Durante décadas de progreso, en aquel viejo país la gente vivió alegre y confiada. En todas las aldeas y en todos los pueblos, cada familia tenía su gallinero y recogía los huevos que ponían las gallinas. Había temporadas en que el gallinero producía regular y generosamente y otras en que bajaba algo la producción, pero sin excesivos dientes de sierra. Podemos decir que en el viejo país, donde el gallinero era la principal fuente de producción, la vida transcurría en orden y sin especiales sobresaltos.
Cada familia centraba sus esfuerzos en criar y educar a los hijos, en convivir civilizadamente y en buscar oportunidades de futuro, siempre con observancia de las leyes y respeto al bien común. Gracias al producto que se obtenía de los gallineros, los ciudadanos podían, en mejores o peores condiciones, llevar a sus hijos a la universidad, rehabilitar sus viviendas, adquirir productos de consumo, contribuir a la creación de infraestructuras y bienes sociales, a la dotación de mejores escuelas, hospitales, residencias para ancianos, guarderías, centros de ocio…
La sociedad se desarrollaba sin otros contratiempos que los propios de la naturaleza; es decir, algún temporal imprevisto, alguna inundación o los efectos molestos de una oleada de calor o de una nevada a destiempo. La vida en las aldeas y en los pueblos que formaban el viejo país transcurría plácida.
La verdad es que la gente no echaba cuenta de otra cosa que no fueran los estudios de sus hijos y las preocupaciones propias de cada edad: los amigos, los juegos en pandilla, los primeros amores adolescentes, los deslumbramientos ante la cultura, la pasión por el deporte, la búsqueda de trabajos gustosos, las vacaciones placenteras, la rueda imparable de la vida, en una palabra.
Todas las familias sabían que en el gallinero entraban a veces ‘robagallinas’ para llevarse lo ajeno. Causaban daños, pero como estos eran soportables y se vivía una situación de bonanza económica, casi nadie reparaba en los estropicios. Cuando se extendió la ‘crisis’, aparte de los habituales robagallinas, en los gallineros empezaron a rapiñar otros especímenes que lo hacían desde atalayas oficiales. El malestar se fue extendiendo como mancha de aceite. Además de los ‘capataces’ institucionales de la granja, otras veces se acercaban para arramplar o fiscalizar mercancía, personajes emboscados de la cosa pública. Justificaban la expoliación con grandilocuencia y decían que era «por el bien común». El caso es que además de los robagallinas, de los capataces y de los personajes de la cosa pública, en los gallineros hacían incursiones furtivas numerosos zorros cubiertos con piel de oveja, que eran los más peligrosos por su voracidad y su osadía.
Y aunque cada familia administraba con diligencia su gallinero, no les cundía.

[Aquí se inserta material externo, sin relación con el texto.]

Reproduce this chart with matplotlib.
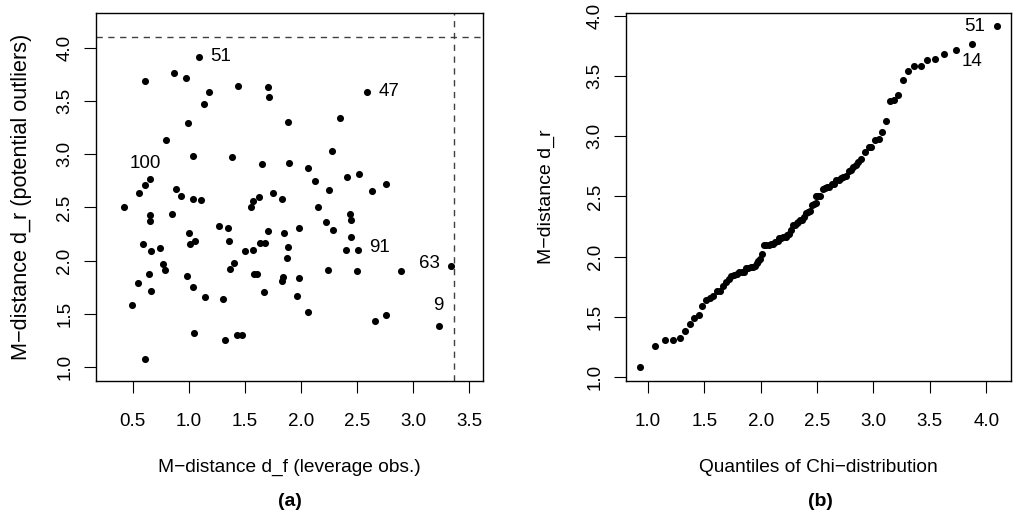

Por eso empezó a preocuparles otras cosas que no eran exactamente los hijos y las inquietudes propias de la edad. Entonces fue cuando los del «bien común» hablaron una y otra vez de «rebelión en la granja». Pero no hicieron nada, solo hablar. Pensaban que era cosa de cuatro locos, de unos idealistas y que a la larga todo seguiría igual. Y en esas estamos.